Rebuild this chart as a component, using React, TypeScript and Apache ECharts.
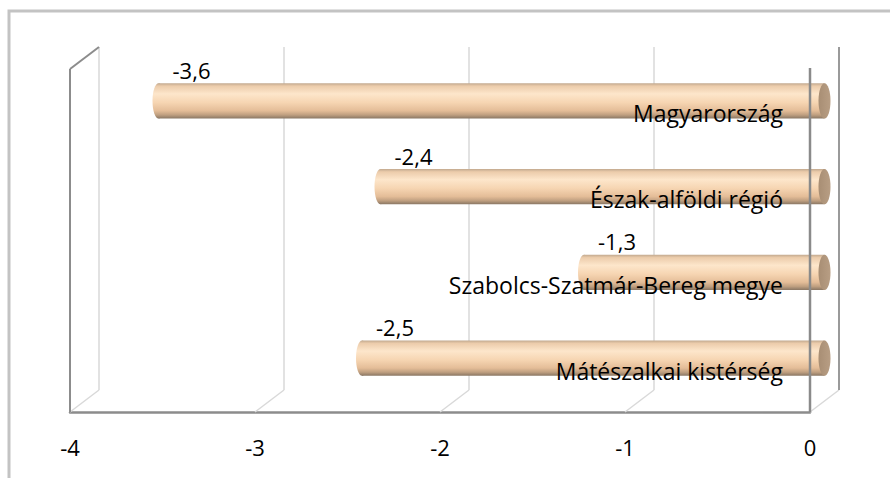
import React, { useEffect, useRef } from 'react';
import * as echarts from 'echarts';

const categories = ['Magyarország', 'Észak-alföldi régió', 'Szabolcs-Szatmár-Bereg megye', 'Mátészalkai kistérség'];
const values = [-3.6, -2.4, -1.3, -2.5];
const xTicks = [-4, -3, -2, -1, 0];

const DEPTH_X = 29;
const DEPTH_Y = -22;
const FONT = '"Open Sans", "Noto Sans", sans-serif';

const fmt = (v: number) => String(v).replace('.', ',');

export default function App() {
  const ref = useRef<HTMLDivElement>(null);
  useEffect(() => {
    document.body.style.margin = '0';
    const chart = echarts.init(ref.current!, null, { renderer: 'svg' });
    const xMin = xTicks[0];
    const xMax = xTicks[xTicks.length - 1];
    const interval = xTicks[1] - xTicks[0];
    const box = { width: 740, height: 343 };
    const front = { left: 70, top: 69 };
    const grids = [0, 0.5, 1].map((f) => ({
      left: front.left + DEPTH_X * f,
      top: front.top + DEPTH_Y * f,
      ...box,
    }));

    const barGrad = () =>
      new echarts.graphic.LinearGradient(0, 0, 0, 1, [
        { offset: 0, color: '#c2a98f' },
        { offset: 0.08, color: '#ecccab' },
        { offset: 0.3, color: '#fde6cb' },
        { offset: 0.55, color: '#f6d5b2' },
        { offset: 0.78, color: '#e4bd98' },
        { offset: 0.9, color: '#bf9f80' },
        { offset: 1, color: '#8a7764' },
      ]);

    const option: any = {
      animation: false,
      graphic: [
        {
          type: 'rect',
          shape: { x: 9, y: 11, width: 900, height: 500 },
          style: { fill: 'none', stroke: '#c3c3c3', lineWidth: 3 },
          silent: true,
        },
      ],
      grid: grids,
      xAxis: [
        {
          gridIndex: 0,
          type: 'value',
          min: xMin,
          max: xMax,
          interval,
          axisLine: { show: true, lineStyle: { color: '#8c8c8c', width: 2.5 } },
          axisTick: { show: false },
          splitLine: { show: false },
          axisLabel: {
            fontSize: 22,
            fontFamily: FONT,
            color: '#000',
            margin: 24,
            formatter: (v: number) => fmt(v),
          },
        },
        { gridIndex: 1, type: 'value', min: xMin, max: xMax, interval, show: false },
        {
          gridIndex: 2,
          type: 'value',
          min: xMin,
          max: xMax,
          interval,
          axisLine: { show: false },
          axisTick: { show: false },
          axisLabel: { show: false },
          splitLine: { show: true, lineStyle: { color: '#d9d9d9', width: 1.5 } },
        },
      ],
      yAxis: [0, 1, 2].map((g) => ({
        gridIndex: g,
        type: 'category',
        data: categories,
        inverse: true,
        show: false,
      })),
      series: [
        {
          type: 'custom',
          name: 'floor',
          xAxisIndex: 0,
          yAxisIndex: 0,
          z: 1,
          silent: true,
          encode: { x: 0, y: 1 },
          data: xTicks.map((v) => [v, 0]),
          renderItem: (params: any, api: any) => {
            const cs = params.coordSys;
            const p = api.coord([api.value(0), 0]);
            const bottom = cs.y + cs.height;
            return {
              type: 'line',
              shape: { x1: p[0], y1: bottom, x2: p[0] + DEPTH_X, y2: bottom + DEPTH_Y },
              style: { stroke: '#d9d9d9', lineWidth: 1.5 },
            };
          },
        },
        {
          type: 'custom',
          name: 'bars',
          xAxisIndex: 1,
          yAxisIndex: 1,
          z: 2,
          encode: { x: 0, y: 1 },
          data: values.map((v, i) => [v, i]),
          renderItem: (params: any, api: any) => {
            const idx = api.value(1);
            const s = api.coord([api.value(0), idx]);
            const e = api.coord([0, idx]);
            const h = api.size([0, 1])[1] * 0.41;
            const cy = s[1];
            const rx = 6;
            return {
              type: 'group',
              children: [
                {
                  type: 'ellipse',
                  shape: { cx: s[0], cy, rx, ry: h / 2 },
                  style: { fill: barGrad() },
                },
                {
                  type: 'rect',
                  shape: { x: s[0], y: cy - h / 2, width: e[0] - s[0], height: h },
                  style: { fill: barGrad() },
                },
                {
                  type: 'ellipse',
                  shape: { cx: e[0], cy, rx, ry: h / 2 },
                  style: {
                    fill: new echarts.graphic.LinearGradient(0, 0, 1, 0, [
                      { offset: 0, color: '#a88e74' },
                      { offset: 1, color: '#b89e84' },
                    ]),
                  },
                },
                {
                  type: 'text',
                  x: s[0] + 33,
                  y: cy - 31,
                  style: {
                    text: fmt(values[idx]),
                    fill: '#000',
                    fontSize: 22,
                    fontFamily: FONT,
                    align: 'center',
                    verticalAlign: 'middle',
                  },
                },
                {
                  type: 'text',
                  x: e[0] - 41.5,
                  y: cy + 12.5,
                  style: {
                    text: categories[idx],
                    fill: '#000',
                    fontSize: 23,
                    fontFamily: FONT,
                    align: 'right',
                    verticalAlign: 'middle',
                  },
                },
              ],
            };
          },
        },
        {
          type: 'custom',
          name: 'walls',
          xAxisIndex: 0,
          yAxisIndex: 0,
          z: 3,
          silent: true,
          encode: { x: 0, y: 1 },
          data: [[xMin, 0]],
          renderItem: (params: any, api: any) => {
            const cs = params.coordSys;
            const xl = api.coord([xMin, 0])[0];
            const xr = api.coord([xMax, 0])[0];
            const top = cs.y;
            const bottom = cs.y + cs.height;
            const dark = { stroke: '#8c8c8c', lineWidth: 2 };
            return {
              type: 'group',
              children: [
                { type: 'line', shape: { x1: xl, y1: top, x2: xl, y2: bottom }, style: dark },
                { type: 'line', shape: { x1: xl, y1: top, x2: xl + DEPTH_X, y2: top + DEPTH_Y }, style: dark },
                { type: 'line', shape: { x1: xr, y1: top - 1, x2: xr, y2: bottom }, style: { stroke: '#8a8a8a', lineWidth: 2.5 } },
                {
                  type: 'line',
                  shape: { x1: xr + DEPTH_X, y1: top + DEPTH_Y, x2: xr + DEPTH_X, y2: bottom + DEPTH_Y },
                  style: { stroke: '#9a9a9a', lineWidth: 2 },
                },
              ],
            };
          },
        },
      ],
    };
    chart.setOption(option);
    return () => chart.dispose();
  }, []);
  return <div ref={ref} style={{ width: 890, height: 478 }} />;
}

━━━━━━━━━━━━━━━━━━━━

** STATED TASK **
Leave out the pictures and reproduce the rest of the listing exactly.

** TASK OUTPUT **
Rebuild this chart as a component, using React, TypeScript and Apache ECharts.
import React, { useEffect, useRef } from 'react';
import * as echarts from 'echarts';

const categories = ['Magyarország', 'Észak-alföldi régió', 'Szabolcs-Szatmár-Bereg megye', 'Mátészalkai kistérség'];
const values = [-3.6, -2.4, -1.3, -2.5];
const xTicks = [-4, -3, -2, -1, 0];

const DEPTH_X = 29;
const DEPTH_Y = -22;
const FONT = '"Open Sans", "Noto Sans", sans-serif';

const fmt = (v: number) => String(v).replace('.', ',');

export default function App() {
  const ref = useRef<HTMLDivElement>(null);
  useEffect(() => {
    document.body.style.margin = '0';
    const chart = echarts.init(ref.current!, null, { renderer: 'svg' });
    const xMin = xTicks[0];
    const xMax = xTicks[xTicks.length - 1];
    const interval = xTicks[1] - xTicks[0];
    const box = { width: 740, height: 343 };
    const front = { left: 70, top: 69 };
    const grids = [0, 0.5, 1].map((f) => ({
      left: front.left + DEPTH_X * f,
      top: front.top + DEPTH_Y * f,
      ...box,
    }));

    const barGrad = () =>
      new echarts.graphic.LinearGradient(0, 0, 0, 1, [
        { offset: 0, color: '#c2a98f' },
        { offset: 0.08, color: '#ecccab' },
        { offset: 0.3, color: '#fde6cb' },
        { offset: 0.55, color: '#f6d5b2' },
        { offset: 0.78, color: '#e4bd98' },
        { offset: 0.9, color: '#bf9f80' },
        { offset: 1, color: '#8a7764' },
      ]);

    const option: any = {
      animation: false,
      graphic: [
        {
          type: 'rect',
          shape: { x: 9, y: 11, width: 900, height: 500 },
          style: { fill: 'none', stroke: '#c3c3c3', lineWidth: 3 },
          silent: true,
        },
      ],
      grid: grids,
      xAxis: [
        {
          gridIndex: 0,
          type: 'value',
          min: xMin,
          max: xMax,
          interval,
          axisLine: { show: true, lineStyle: { color: '#8c8c8c', width: 2.5 } },
          axisTick: { show: false },
          splitLine: { show: false },
          axisLabel: {
            fontSize: 22,
            fontFamily: FONT,
            color: '#000',
            margin: 24,
            formatter: (v: number) => fmt(v),
          },
        },
        { gridIndex: 1, type: 'value', min: xMin, max: xMax, interval, show: false },
        {
          gridIndex: 2,
          type: 'value',
          min: xMin,
          max: xMax,
          interval,
          axisLine: { show: false },
          axisTick: { show: false },
          axisLabel: { show: false },
          splitLine: { show: true, lineStyle: { color: '#d9d9d9', width: 1.5 } },
        },
      ],
      yAxis: [0, 1, 2].map((g) => ({
        gridIndex: g,
        type: 'category',
        data: categories,
        inverse: true,
        show: false,
      })),
      series: [
        {
          type: 'custom',
          name: 'floor',
          xAxisIndex: 0,
          yAxisIndex: 0,
          z: 1,
          silent: true,
          encode: { x: 0, y: 1 },
          data: xTicks.map((v) => [v, 0]),
          renderItem: (params: any, api: any) => {
            const cs = params.coordSys;
            const p = api.coord([api.value(0), 0]);
            const bottom = cs.y + cs.height;
            return {
              type: 'line',
              shape: { x1: p[0], y1: bottom, x2: p[0] + DEPTH_X, y2: bottom + DEPTH_Y },
              style: { stroke: '#d9d9d9', lineWidth: 1.5 },
            };
          },
        },
        {
          type: 'custom',
          name: 'bars',
          xAxisIndex: 1,
          yAxisIndex: 1,
          z: 2,
          encode: { x: 0, y: 1 },
          data: values.map((v, i) => [v, i]),
          renderItem: (params: any, api: any) => {
            const idx = api.value(1);
            const s = api.coord([api.value(0), idx]);
            const e = api.coord([0, idx]);
            const h = api.size([0, 1])[1] * 0.41;
            const cy = s[1];
            const rx = 6;
            return {
              type: 'group',
              children: [
                {
                  type: 'ellipse',
                  shape: { cx: s[0], cy, rx, ry: h / 2 },
                  style: { fill: barGrad() },
                },
                {
                  type: 'rect',
                  shape: { x: s[0], y: cy - h / 2, width: e[0] - s[0], height: h },
                  style: { fill: barGrad() },
                },
                {
                  type: 'ellipse',
                  shape: { cx: e[0], cy, rx, ry: h / 2 },
                  style: {
                    fill: new echarts.graphic.LinearGradient(0, 0, 1, 0, [
                      { offset: 0, color: '#a88e74' },
                      { offset: 1, color: '#b89e84' },
                    ]),
                  },
                },
                {
                  type: 'text',
                  x: s[0] + 33,
                  y: cy - 31,
                  style: {
                    text: fmt(values[idx]),
                    fill: '#000',
                    fontSize: 22,
                    fontFamily: FONT,
                    align: 'center',
                    verticalAlign: 'middle',
                  },
                },
                {
                  type: 'text',
                  x: e[0] - 41.5,
                  y: cy + 12.5,
                  style: {
                    text: categories[idx],
                    fill: '#000',
                    fontSize: 23,
                    fontFamily: FONT,
                    align: 'right',
                    verticalAlign: 'middle',
                  },
                },
              ],
            };
          },
        },
        {
          type: 'custom',
          name: 'walls',
          xAxisIndex: 0,
          yAxisIndex: 0,
          z: 3,
          silent: true,
          encode: { x: 0, y: 1 },
          data: [[xMin, 0]],
          renderItem: (params: any, api: any) => {
            const cs = params.coordSys;
            const xl = api.coord([xMin, 0])[0];
            const xr = api.coord([xMax, 0])[0];
            const top = cs.y;
            const bottom = cs.y + cs.height;
            const dark = { stroke: '#8c8c8c', lineWidth: 2 };
            return {
              type: 'group',
              children: [
                { type: 'line', shape: { x1: xl, y1: top, x2: xl, y2: bottom }, style: dark },
                { type: 'line', shape: { x1: xl, y1: top, x2: xl + DEPTH_X, y2: top + DEPTH_Y }, style: dark },
                { type: 'line', shape: { x1: xr, y1: top - 1, x2: xr, y2: bottom }, style: { stroke: '#8a8a8a', lineWidth: 2.5 } },
                {
                  type: 'line',
                  shape: { x1: xr + DEPTH_X, y1: top + DEPTH_Y, x2: xr + DEPTH_X, y2: bottom + DEPTH_Y },
                  style: { stroke: '#9a9a9a', lineWidth: 2 },
                },
              ],
            };
          },
        },
      ],
    };
    chart.setOption(option);
    return () => chart.dispose();
  }, []);
  return <div ref={ref} style={{ width: 890, height: 478 }} />;
}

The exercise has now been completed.